The most contentious data point is a user’s IP address. This address is the unique id for the wireless network’s router the user is accessing your site through. While the IP address is not linked to a specific computer, the IP address can be traced back to a user’s exact location.

Thanks to Germany’s privacy laws, Google Analytics now has the option to mask users’ IP addresses, removing the last octet of the user's IP address when it is collected. Geolocation can still be derived, but it’s less accurate (though still approximate) and not traced back to a specific router.
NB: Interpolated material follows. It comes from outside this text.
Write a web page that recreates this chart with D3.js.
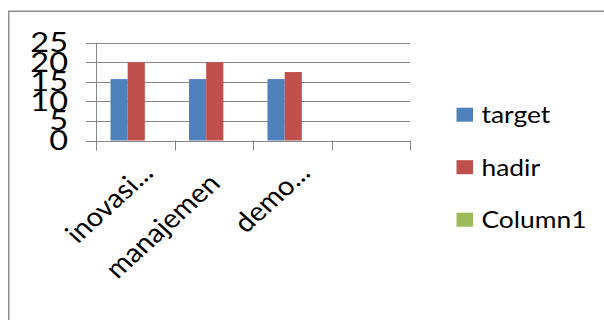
<!DOCTYPE html>
<html>
<head>
<meta charset="utf-8">
<script src="https://cdn.jsdelivr.net/npm/d3@7"></script>
<style>
  html, body { margin: 0; padding: 0; background: #fff; }
  svg { display: block; }
  text { font-family: Lato, "Open Sans", sans-serif; fill: #000; }
</style>
</head>
<body>
<svg id="chart" width="604" height="320"></svg>
<script>
// ---- data ----
const categories = ["inovasi...", "manajemen", "demo...", ""];
const seriesNames = ["target", "hadir", "Column1"];
const targetValues = [15.7, 15.7, 15.7, null];
const hadirValues = [20, 20, 17.5, null];
const column1Values = [null, null, null, null];
const yTickValues = [0, 5, 10, 15, 20, 25];
const seriesColors = ["#4F81BD", "#C0504D", "#9BBB59"];

const seriesValues = [targetValues, hadirValues, column1Values];

// ---- layout ----
const svg = d3.select("#chart");
const plot = { left: 96, right: 410, top: 42.7, bottom: 140.5 };
const gridColor = "#868686";
const sx = 1.1; // horizontal stretch of the source picture

// outer frame (only top and left edges are visible)
svg.append("path")
  .attr("d", "M8.75,320V11.25H604")
  .attr("fill", "none")
  .attr("stroke", "#8c8c8c")
  .attr("stroke-width", 1.5);

const x0 = d3.scaleBand().domain(categories.map((d, i) => i)).range([plot.left, plot.right]);
const x1 = d3.scaleBand().domain(seriesNames).range([14.5, x0.bandwidth() - 12.5]);
const y = d3.scaleLinear().domain([0, 25]).range([plot.bottom, plot.top]);

// gridlines (extend left as outside ticks)
const yAxis = d3.axisLeft(y).tickValues(yTickValues).tickSize(-(plot.right - plot.left) - 10).tickFormat("");
const gy = svg.append("g").attr("transform", `translate(${plot.left - 10},0)`).call(yAxis);
gy.select(".domain").remove();
gy.selectAll(".tick line").attr("stroke", gridColor).attr("shape-rendering", "crispEdges");

// y tick labels
svg.append("g").selectAll("text").data(yTickValues).join("text")
  .attr("transform", d => `translate(68,${y(d) - 0.7}) scale(1.25,1)`)
  .attr("text-anchor", "end")
  .attr("dominant-baseline", "central")
  .attr("font-size", 26)
  .text(d => d);

// bars
const groups = svg.append("g").selectAll("g").data(categories.map((c, i) => i)).join("g")
  .attr("transform", i => `translate(${x0(i)},0)`);
groups.selectAll("rect")
  .data(i => seriesNames.map((s, k) => ({ s, k, v: seriesValues[k][i] })).filter(d => d.v != null))
  .join("rect")
  .attr("x", d => x1(d.s))
  .attr("width", x1.bandwidth())
  .attr("y", d => y(d.v))
  .attr("height", d => y(0) - y(d.v))
  .attr("fill", d => seriesColors[d.k]);

// y axis line
svg.append("line")
  .attr("x1", plot.left + 0.5).attr("x2", plot.left + 0.5)
  .attr("y1", y(25)).attr("y2", y(0) + 10)
  .attr("stroke", gridColor);

// x axis with category boundary ticks
const xBoundaries = d3.range(categories.length + 1).map(i => plot.left + i * x0.bandwidth());
svg.append("line")
  .attr("x1", plot.left - 10).attr("x2", plot.right)
  .attr("y1", Math.round(y(0)) + 0.5).attr("y2", Math.round(y(0)) + 0.5)
  .attr("stroke", gridColor);
svg.append("g").selectAll("line").data(xBoundaries).join("line")
  .attr("x1", d => Math.round(d) + 0.5).attr("x2", d => Math.round(d) + 0.5)
  .attr("y1", y(0)).attr("y2", y(0) + 10)
  .attr("stroke", gridColor);

// rotated category labels
const slotLen = 104;
const labelG = svg.append("g").selectAll("g").data(categories.map((c, i) => i)).join("g")
  .attr("transform", i => `translate(${x0(i) + x0.bandwidth() / 2 + 19.5},174.5) scale(${sx},1) rotate(-45)`);
labelG.append("text")
  .attr("text-anchor", "end")
  .attr("font-size", 26.5)
  .text(i => categories[i])
  .each(function () {
    const L = this.getComputedTextLength();
    d3.select(this).attr("x", -Math.max(0, (L - slotLen) / 2));
  });

// legend
const legendY = [114.7, 167.2, 219.7];
const lg = svg.append("g").selectAll("g").data(seriesNames).join("g")
  .attr("transform", (d, k) => `translate(0,${legendY[k]})`);
lg.append("rect")
  .attr("x", 456.5).attr("y", -7).attr("width", 16.5).attr("height", 14)
  .attr("fill", (d, k) => seriesColors[k]);
lg.append("text")
  .attr("transform", `translate(481.5,8.6) scale(${sx},1)`)
  .attr("font-size", 24)
  .text(d => d);
</script>
</body>
</html>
Content Management Configuration

Your content management system (eg: Wordpress, Drupal) also tracks and stores data on users. Aside from the form fields you might have created through your CMS, there is data every CMS tracks by default—at the very least your users’ email addresses and passwords.

Inform Users with a Privacy Policy

If you are collecting user data (including using Google Analytics) you are required by law to have a privacy policy. This policy should be comprehensive and clear. Use your previous work identifying what you are collecting and why to write your policy. As is true with all content on your site, keep your users in mind when writing the policy. Your users’ reading level and technical background knowledge are especially important to consider when writing your policy. Mozilla’s Privacy Policy is a great example — it uses plain language, avoids jargon and defines terms such as personal information to make crystal clear what they are talking about.

Protect Traffic

Make sure that the site is using HTTPS (see our advice on what your site needs in 2017). This encrypts user traffic so that others (eg: hackers, intelligence agencies) cannot track the activity of users on your site nor the information they submit (eg: usernames, passwords, credit card numbers). Google also uses it as a search ranking signal.

By respecting users’ privacy, we ensure that the sites we build are trustworthy and easy to use. In an age of mass surveillance this is more important than ever before.